◆ **WORK REQUIRED**: Starting at the line that contains "Reproduce this chart" and stopping at the line that contains "const INK = '#1c1c1c';", copy every line exactly, both ends included, without the pictures.

::::

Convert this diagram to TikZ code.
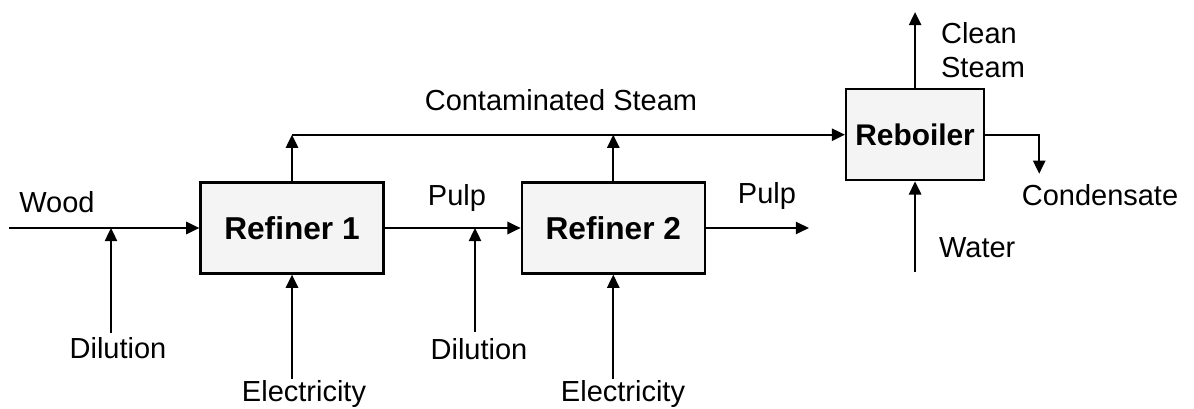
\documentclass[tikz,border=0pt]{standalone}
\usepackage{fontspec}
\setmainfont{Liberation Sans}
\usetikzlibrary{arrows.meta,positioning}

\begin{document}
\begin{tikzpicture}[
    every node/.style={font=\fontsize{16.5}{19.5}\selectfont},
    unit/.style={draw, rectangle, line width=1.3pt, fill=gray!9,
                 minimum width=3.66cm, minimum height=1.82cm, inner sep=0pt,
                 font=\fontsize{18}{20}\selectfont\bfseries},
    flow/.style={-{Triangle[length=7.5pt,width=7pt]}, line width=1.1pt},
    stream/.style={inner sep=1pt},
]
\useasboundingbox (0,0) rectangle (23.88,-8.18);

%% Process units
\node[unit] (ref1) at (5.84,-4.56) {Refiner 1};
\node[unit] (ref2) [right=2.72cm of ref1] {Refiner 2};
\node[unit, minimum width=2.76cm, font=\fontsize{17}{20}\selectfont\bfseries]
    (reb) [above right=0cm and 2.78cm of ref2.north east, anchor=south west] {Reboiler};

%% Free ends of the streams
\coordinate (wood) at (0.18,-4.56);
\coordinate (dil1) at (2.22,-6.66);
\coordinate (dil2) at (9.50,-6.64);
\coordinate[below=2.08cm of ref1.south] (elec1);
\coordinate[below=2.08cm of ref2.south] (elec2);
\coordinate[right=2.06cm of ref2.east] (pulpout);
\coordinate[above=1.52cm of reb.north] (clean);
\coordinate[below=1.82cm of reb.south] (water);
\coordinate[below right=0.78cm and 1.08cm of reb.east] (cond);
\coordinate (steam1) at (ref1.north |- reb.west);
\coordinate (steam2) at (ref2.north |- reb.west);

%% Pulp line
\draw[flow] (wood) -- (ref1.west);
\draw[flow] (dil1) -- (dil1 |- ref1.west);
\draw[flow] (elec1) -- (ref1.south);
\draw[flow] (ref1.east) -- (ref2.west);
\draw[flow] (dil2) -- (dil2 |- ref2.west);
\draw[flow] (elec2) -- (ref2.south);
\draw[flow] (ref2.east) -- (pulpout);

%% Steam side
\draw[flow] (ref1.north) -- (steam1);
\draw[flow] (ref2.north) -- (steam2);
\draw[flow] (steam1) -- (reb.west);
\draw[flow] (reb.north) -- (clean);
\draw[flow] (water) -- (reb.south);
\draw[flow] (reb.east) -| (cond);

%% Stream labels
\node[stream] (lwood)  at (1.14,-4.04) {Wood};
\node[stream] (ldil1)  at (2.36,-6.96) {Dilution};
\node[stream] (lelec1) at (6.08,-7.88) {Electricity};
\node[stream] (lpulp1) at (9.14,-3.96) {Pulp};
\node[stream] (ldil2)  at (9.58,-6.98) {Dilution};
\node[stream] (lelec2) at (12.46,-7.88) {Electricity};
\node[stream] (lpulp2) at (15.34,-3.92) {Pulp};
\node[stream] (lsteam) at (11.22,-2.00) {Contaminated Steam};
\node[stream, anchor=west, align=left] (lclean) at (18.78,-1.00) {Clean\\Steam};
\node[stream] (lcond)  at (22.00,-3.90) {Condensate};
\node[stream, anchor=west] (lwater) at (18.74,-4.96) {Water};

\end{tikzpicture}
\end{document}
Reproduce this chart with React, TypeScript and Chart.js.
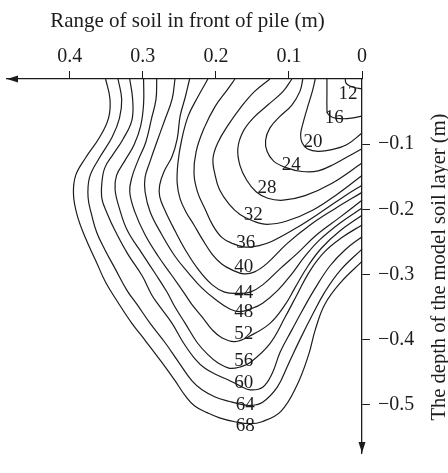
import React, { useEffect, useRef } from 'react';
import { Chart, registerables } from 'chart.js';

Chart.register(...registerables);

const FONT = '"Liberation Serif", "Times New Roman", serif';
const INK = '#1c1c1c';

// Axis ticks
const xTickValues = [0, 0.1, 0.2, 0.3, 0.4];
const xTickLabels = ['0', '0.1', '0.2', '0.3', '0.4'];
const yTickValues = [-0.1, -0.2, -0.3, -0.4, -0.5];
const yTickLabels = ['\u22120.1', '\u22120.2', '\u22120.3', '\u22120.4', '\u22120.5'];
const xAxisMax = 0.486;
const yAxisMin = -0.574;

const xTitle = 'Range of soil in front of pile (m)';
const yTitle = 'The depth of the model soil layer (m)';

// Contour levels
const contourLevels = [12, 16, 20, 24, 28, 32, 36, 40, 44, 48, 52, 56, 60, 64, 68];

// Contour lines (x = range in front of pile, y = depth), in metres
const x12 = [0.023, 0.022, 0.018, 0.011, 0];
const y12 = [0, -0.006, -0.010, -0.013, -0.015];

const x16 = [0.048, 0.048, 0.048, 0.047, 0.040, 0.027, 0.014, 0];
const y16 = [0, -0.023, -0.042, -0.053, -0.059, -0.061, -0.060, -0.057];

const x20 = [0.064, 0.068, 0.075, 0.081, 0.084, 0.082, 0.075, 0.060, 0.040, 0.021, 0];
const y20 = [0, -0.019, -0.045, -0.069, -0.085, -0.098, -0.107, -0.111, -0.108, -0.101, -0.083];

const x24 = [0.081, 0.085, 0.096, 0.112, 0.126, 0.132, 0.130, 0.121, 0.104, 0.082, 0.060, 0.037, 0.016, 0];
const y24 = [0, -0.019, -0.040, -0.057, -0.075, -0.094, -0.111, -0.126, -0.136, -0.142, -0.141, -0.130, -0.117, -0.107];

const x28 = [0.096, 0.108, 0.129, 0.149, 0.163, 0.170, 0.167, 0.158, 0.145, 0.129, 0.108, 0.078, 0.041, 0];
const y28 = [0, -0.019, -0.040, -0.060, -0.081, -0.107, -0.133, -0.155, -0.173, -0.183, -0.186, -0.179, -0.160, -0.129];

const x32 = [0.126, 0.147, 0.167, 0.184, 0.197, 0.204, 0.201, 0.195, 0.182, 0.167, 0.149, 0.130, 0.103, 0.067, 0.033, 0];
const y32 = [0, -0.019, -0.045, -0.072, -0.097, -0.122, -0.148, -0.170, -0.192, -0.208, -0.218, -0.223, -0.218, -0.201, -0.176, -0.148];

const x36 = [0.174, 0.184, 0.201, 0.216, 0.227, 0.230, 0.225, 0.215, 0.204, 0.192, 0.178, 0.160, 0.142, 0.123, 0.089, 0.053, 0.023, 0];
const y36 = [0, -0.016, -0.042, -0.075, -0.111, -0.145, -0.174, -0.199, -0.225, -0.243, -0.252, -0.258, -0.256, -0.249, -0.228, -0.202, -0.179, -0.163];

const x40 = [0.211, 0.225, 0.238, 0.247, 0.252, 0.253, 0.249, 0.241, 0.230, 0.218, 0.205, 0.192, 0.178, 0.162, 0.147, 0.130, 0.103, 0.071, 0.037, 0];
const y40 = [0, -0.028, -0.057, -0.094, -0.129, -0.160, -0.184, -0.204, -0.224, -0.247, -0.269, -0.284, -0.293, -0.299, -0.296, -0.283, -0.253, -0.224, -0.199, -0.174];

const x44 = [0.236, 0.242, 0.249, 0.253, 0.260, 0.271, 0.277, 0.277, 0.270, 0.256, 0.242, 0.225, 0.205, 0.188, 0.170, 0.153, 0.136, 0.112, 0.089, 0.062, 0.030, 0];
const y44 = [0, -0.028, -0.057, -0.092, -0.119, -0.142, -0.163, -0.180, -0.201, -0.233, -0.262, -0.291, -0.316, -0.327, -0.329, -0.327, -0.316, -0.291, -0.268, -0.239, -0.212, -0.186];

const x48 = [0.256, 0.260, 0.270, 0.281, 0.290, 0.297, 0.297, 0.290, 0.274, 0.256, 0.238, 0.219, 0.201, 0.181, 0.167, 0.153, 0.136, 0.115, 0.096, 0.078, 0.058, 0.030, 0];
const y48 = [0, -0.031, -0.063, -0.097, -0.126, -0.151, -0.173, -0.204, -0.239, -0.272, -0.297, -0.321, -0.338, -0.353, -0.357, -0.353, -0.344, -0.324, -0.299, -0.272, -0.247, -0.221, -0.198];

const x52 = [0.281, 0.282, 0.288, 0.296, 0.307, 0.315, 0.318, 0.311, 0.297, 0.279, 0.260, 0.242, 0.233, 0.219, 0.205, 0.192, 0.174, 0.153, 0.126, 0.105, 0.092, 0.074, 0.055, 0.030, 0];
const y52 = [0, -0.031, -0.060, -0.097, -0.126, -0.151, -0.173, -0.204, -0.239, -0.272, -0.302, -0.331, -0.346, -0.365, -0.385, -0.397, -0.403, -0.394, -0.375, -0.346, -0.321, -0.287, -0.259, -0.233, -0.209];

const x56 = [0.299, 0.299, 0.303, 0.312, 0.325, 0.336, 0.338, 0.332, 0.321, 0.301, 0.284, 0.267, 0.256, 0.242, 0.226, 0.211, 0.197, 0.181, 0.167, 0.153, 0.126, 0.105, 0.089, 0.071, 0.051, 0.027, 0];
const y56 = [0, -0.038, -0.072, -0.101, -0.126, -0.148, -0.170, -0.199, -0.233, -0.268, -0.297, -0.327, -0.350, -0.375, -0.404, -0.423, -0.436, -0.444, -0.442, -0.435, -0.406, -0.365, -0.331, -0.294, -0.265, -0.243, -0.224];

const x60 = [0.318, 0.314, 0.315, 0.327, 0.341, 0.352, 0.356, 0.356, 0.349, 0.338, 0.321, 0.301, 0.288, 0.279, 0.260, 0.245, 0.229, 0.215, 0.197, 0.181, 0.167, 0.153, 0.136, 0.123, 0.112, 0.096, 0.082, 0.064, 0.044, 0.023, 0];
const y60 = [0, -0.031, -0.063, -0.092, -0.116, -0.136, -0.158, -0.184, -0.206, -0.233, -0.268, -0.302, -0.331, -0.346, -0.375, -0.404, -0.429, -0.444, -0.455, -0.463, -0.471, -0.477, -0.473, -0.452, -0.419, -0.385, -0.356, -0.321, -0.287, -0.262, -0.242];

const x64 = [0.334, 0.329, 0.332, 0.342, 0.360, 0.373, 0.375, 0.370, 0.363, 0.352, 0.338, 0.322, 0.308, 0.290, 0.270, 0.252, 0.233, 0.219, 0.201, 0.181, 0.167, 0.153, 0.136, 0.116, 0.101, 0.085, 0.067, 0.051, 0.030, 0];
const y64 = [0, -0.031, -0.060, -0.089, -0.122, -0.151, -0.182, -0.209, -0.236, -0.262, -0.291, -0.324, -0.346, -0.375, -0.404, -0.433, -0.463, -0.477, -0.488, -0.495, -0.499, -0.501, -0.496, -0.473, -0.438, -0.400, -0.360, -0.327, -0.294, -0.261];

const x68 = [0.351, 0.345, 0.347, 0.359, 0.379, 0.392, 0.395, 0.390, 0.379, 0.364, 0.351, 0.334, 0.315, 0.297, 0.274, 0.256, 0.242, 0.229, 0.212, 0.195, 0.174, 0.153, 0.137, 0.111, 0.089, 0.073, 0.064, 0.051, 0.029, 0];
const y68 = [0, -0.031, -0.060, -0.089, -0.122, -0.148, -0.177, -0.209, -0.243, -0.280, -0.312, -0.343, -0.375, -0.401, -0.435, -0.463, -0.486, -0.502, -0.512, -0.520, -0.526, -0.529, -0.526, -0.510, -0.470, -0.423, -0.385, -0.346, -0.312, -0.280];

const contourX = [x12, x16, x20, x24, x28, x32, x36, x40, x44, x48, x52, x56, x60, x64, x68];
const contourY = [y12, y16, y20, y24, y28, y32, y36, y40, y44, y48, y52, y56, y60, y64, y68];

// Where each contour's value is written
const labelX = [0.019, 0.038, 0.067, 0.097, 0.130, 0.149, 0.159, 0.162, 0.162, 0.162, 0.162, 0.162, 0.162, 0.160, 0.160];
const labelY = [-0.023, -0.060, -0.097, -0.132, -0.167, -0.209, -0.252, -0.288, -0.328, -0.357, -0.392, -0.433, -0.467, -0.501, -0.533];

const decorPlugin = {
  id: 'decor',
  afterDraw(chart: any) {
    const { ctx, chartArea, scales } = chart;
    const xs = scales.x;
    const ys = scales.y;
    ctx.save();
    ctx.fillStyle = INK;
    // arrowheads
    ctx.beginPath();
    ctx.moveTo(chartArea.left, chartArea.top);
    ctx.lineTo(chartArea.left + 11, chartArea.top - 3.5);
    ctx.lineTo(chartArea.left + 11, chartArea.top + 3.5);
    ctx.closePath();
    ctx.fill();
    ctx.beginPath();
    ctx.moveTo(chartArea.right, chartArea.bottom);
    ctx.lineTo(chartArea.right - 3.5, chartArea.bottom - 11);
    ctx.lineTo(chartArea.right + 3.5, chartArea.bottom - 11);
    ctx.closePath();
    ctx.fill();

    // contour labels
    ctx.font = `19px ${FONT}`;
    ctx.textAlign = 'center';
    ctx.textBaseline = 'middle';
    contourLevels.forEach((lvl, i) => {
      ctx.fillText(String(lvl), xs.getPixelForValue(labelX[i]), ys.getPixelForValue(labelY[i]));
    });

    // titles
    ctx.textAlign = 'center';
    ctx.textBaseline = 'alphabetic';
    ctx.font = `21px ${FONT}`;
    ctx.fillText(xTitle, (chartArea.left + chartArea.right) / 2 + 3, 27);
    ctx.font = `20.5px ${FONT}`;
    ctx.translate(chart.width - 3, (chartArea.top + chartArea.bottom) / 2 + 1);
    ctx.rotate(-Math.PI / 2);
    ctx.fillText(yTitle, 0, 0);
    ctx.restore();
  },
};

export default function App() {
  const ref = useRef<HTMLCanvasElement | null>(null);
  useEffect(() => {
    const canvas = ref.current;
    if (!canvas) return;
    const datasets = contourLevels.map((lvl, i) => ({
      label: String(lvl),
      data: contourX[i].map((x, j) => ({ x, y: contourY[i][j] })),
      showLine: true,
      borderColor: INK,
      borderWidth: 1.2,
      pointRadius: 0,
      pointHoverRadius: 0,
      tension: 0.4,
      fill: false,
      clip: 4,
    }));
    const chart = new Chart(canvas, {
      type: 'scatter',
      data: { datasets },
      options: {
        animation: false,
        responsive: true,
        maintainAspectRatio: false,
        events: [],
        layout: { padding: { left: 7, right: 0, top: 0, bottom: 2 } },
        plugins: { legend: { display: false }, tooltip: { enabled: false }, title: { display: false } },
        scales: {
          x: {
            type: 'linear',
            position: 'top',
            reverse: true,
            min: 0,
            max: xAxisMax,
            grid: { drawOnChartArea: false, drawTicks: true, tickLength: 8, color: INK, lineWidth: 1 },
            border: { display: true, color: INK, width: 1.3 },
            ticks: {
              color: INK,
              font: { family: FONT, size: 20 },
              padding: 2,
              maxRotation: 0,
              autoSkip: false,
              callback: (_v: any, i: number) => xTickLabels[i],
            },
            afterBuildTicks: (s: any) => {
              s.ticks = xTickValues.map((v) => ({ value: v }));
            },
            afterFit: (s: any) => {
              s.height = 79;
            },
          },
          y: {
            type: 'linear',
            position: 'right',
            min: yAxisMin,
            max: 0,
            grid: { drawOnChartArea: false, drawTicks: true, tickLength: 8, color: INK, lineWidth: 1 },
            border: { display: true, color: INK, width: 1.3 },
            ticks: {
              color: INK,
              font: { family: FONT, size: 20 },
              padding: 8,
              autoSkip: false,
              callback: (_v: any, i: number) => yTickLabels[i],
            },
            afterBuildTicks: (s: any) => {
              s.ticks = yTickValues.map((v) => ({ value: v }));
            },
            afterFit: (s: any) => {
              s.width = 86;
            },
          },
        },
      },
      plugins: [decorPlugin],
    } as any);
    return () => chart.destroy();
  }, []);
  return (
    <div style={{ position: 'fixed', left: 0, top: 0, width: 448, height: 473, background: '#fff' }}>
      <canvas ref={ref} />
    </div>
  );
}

::::

◆ **FINAL ANSWER**:
Reproduce this chart with React, TypeScript and Chart.js.
import React, { useEffect, useRef } from 'react';
import { Chart, registerables } from 'chart.js';

Chart.register(...registerables);

const FONT = '"Liberation Serif", "Times New Roman", serif';
const INK = '#1c1c1c';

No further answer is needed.